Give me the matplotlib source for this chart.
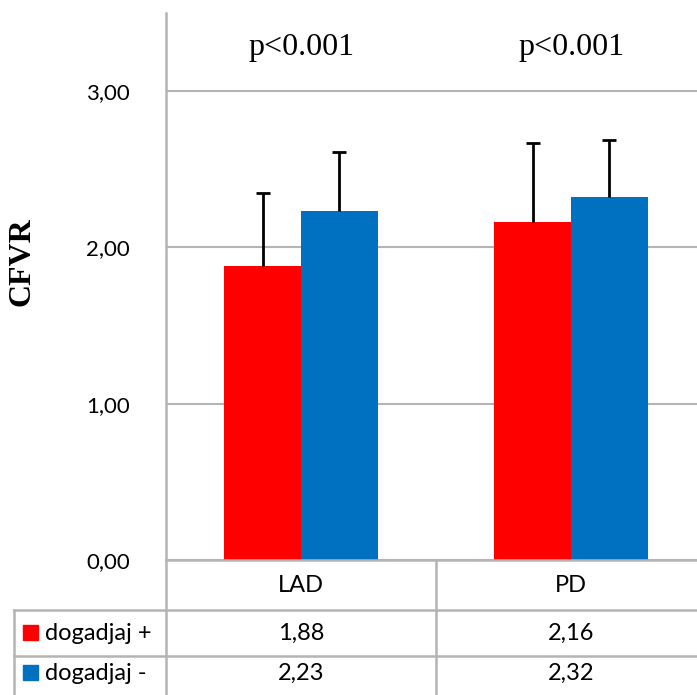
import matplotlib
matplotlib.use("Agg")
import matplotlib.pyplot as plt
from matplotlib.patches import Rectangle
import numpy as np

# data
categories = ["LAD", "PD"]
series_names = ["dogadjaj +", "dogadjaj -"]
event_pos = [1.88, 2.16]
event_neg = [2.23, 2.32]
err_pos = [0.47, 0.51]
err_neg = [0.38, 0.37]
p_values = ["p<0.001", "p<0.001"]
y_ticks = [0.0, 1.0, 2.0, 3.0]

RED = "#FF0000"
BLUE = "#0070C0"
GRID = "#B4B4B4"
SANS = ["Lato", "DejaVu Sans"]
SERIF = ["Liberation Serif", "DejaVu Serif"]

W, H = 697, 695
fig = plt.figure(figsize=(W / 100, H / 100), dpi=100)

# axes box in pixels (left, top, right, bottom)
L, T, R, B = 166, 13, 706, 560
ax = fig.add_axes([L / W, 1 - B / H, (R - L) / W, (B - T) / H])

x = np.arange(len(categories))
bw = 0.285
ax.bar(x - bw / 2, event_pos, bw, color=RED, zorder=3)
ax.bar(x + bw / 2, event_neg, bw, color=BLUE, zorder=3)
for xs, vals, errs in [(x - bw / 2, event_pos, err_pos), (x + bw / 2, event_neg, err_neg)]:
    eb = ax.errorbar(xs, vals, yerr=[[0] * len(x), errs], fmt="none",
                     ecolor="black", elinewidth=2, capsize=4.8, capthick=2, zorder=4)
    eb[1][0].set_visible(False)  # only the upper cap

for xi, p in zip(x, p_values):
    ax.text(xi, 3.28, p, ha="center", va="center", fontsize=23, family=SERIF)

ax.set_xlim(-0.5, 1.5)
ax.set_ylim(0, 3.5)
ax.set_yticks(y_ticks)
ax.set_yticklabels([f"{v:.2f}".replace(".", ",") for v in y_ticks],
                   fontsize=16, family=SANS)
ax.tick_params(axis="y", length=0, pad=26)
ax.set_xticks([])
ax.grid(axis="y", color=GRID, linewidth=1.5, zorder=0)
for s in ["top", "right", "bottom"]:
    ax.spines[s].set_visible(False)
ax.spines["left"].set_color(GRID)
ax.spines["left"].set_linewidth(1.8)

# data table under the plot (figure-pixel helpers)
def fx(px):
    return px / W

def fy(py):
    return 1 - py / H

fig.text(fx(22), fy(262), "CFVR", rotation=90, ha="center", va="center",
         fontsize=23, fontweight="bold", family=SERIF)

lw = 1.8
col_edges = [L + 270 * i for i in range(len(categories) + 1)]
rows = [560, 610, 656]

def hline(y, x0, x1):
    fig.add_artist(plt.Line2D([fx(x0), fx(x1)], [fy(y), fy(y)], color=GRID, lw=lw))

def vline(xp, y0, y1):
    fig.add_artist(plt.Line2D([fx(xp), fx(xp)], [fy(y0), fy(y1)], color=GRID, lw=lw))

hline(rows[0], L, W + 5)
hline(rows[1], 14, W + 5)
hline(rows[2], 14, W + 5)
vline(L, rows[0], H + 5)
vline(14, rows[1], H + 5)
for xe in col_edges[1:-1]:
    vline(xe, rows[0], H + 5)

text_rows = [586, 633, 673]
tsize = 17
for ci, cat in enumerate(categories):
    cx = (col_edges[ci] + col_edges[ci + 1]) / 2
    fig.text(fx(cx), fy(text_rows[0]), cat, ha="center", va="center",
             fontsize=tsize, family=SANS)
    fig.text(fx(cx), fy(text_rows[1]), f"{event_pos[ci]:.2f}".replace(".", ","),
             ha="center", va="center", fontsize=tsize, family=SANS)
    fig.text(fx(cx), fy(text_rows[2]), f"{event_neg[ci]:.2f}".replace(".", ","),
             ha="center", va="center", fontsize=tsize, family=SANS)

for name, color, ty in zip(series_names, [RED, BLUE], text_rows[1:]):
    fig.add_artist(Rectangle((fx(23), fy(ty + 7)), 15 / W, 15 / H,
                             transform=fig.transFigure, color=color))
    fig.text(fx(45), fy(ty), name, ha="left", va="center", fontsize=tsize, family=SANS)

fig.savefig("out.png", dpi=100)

==

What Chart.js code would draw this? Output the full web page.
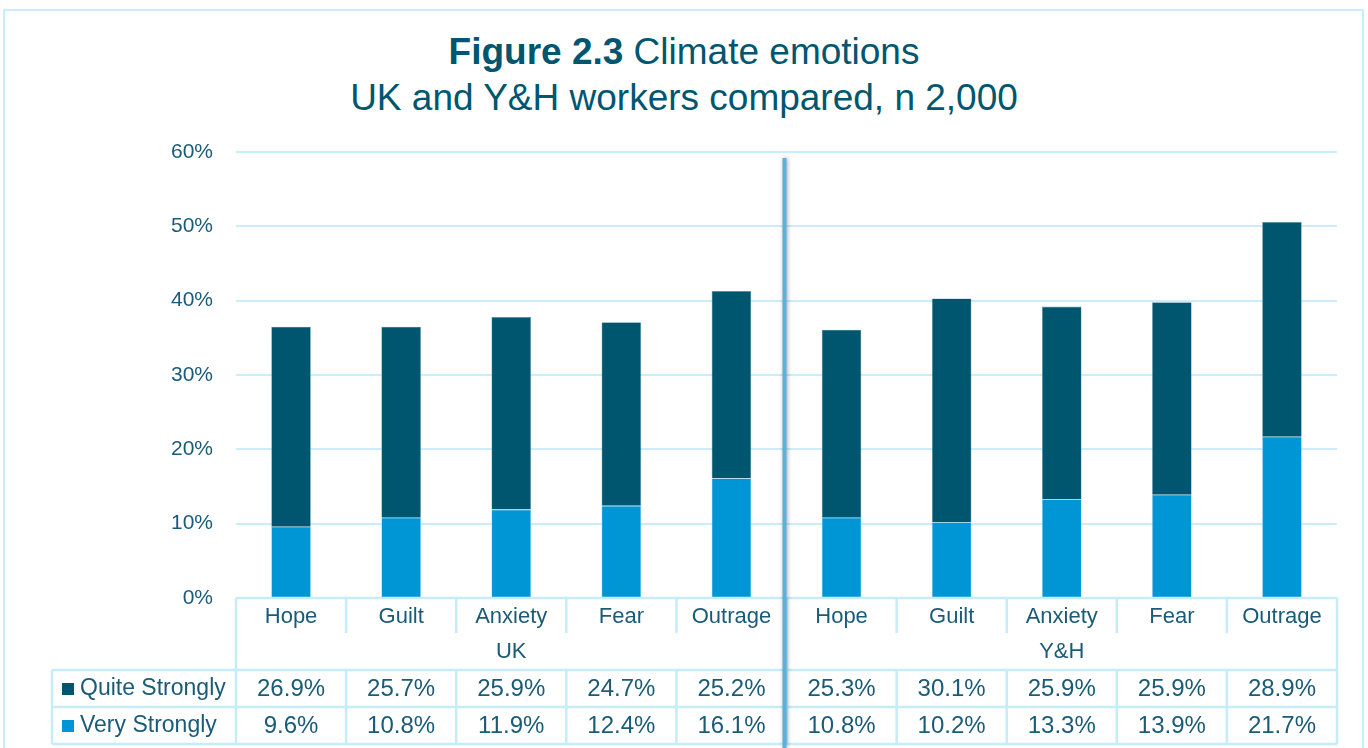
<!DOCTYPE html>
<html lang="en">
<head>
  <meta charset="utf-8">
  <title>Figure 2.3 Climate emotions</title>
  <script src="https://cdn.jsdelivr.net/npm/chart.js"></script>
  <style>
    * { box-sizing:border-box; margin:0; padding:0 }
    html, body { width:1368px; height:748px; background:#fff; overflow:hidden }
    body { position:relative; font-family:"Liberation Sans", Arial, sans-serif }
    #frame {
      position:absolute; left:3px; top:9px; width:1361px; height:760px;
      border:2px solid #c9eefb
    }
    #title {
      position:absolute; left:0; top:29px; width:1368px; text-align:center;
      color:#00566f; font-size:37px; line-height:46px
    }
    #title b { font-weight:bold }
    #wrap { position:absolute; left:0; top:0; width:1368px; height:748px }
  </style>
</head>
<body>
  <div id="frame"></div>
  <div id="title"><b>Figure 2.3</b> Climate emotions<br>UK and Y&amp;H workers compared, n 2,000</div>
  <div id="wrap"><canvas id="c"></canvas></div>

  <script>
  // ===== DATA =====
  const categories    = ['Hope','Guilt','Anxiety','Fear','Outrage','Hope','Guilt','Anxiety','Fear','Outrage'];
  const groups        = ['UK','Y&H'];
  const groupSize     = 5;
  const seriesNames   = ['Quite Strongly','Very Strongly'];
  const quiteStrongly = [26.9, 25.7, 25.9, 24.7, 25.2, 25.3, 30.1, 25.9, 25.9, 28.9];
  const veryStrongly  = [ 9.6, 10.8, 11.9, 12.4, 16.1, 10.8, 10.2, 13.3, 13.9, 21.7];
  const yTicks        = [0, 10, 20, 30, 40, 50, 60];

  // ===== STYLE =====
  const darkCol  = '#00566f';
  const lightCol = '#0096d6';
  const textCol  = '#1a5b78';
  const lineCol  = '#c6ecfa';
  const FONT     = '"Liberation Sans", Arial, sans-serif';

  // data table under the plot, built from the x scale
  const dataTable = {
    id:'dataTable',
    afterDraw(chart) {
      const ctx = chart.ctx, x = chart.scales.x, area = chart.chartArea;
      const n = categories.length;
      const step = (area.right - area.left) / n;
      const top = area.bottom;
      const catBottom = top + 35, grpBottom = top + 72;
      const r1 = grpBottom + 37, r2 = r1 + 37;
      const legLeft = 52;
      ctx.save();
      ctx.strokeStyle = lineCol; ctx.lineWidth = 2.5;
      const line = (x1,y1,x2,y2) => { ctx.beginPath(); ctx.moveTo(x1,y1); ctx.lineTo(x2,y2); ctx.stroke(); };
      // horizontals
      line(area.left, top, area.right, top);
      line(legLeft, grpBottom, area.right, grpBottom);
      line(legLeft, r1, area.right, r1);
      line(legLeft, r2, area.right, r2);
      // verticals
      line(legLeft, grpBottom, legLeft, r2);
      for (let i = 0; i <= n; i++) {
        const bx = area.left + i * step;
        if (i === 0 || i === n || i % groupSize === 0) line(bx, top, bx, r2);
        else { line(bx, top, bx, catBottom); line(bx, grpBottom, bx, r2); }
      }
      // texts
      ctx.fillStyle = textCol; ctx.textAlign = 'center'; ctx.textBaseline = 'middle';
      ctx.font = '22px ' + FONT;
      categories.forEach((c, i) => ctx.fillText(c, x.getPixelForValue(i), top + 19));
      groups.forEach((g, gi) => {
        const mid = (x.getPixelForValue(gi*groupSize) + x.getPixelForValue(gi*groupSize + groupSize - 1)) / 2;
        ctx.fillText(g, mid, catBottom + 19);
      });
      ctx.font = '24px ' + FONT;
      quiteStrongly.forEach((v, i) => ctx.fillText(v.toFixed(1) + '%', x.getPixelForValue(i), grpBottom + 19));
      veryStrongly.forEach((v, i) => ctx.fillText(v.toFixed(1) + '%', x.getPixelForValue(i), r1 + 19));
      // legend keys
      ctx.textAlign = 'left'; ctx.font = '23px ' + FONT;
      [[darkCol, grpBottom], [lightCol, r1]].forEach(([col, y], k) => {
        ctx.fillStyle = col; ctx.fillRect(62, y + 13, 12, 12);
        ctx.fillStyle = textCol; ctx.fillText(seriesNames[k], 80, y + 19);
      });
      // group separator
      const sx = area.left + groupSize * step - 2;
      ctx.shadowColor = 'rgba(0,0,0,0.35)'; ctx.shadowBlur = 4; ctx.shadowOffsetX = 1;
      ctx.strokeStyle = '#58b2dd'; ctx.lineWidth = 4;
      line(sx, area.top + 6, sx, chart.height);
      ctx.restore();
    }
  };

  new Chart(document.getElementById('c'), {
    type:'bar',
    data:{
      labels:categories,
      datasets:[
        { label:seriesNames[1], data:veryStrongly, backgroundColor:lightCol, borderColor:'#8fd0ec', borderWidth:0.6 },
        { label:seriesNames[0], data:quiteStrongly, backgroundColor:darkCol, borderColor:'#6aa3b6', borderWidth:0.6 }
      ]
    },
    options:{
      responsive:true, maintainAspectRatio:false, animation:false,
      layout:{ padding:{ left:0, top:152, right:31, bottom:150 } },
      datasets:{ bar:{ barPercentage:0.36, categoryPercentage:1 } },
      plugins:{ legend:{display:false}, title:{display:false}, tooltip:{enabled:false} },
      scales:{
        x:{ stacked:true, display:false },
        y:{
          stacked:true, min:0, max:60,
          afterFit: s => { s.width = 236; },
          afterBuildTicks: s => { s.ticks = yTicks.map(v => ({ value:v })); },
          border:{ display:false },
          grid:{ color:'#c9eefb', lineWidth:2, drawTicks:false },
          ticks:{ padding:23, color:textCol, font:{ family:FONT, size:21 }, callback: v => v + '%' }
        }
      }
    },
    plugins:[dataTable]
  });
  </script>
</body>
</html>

Task brief
Pull out all lines from the entries above in which the word "this" appears.

Expected answer
Give me the matplotlib source for this chart.
What Chart.js code would draw this? Output the full web page.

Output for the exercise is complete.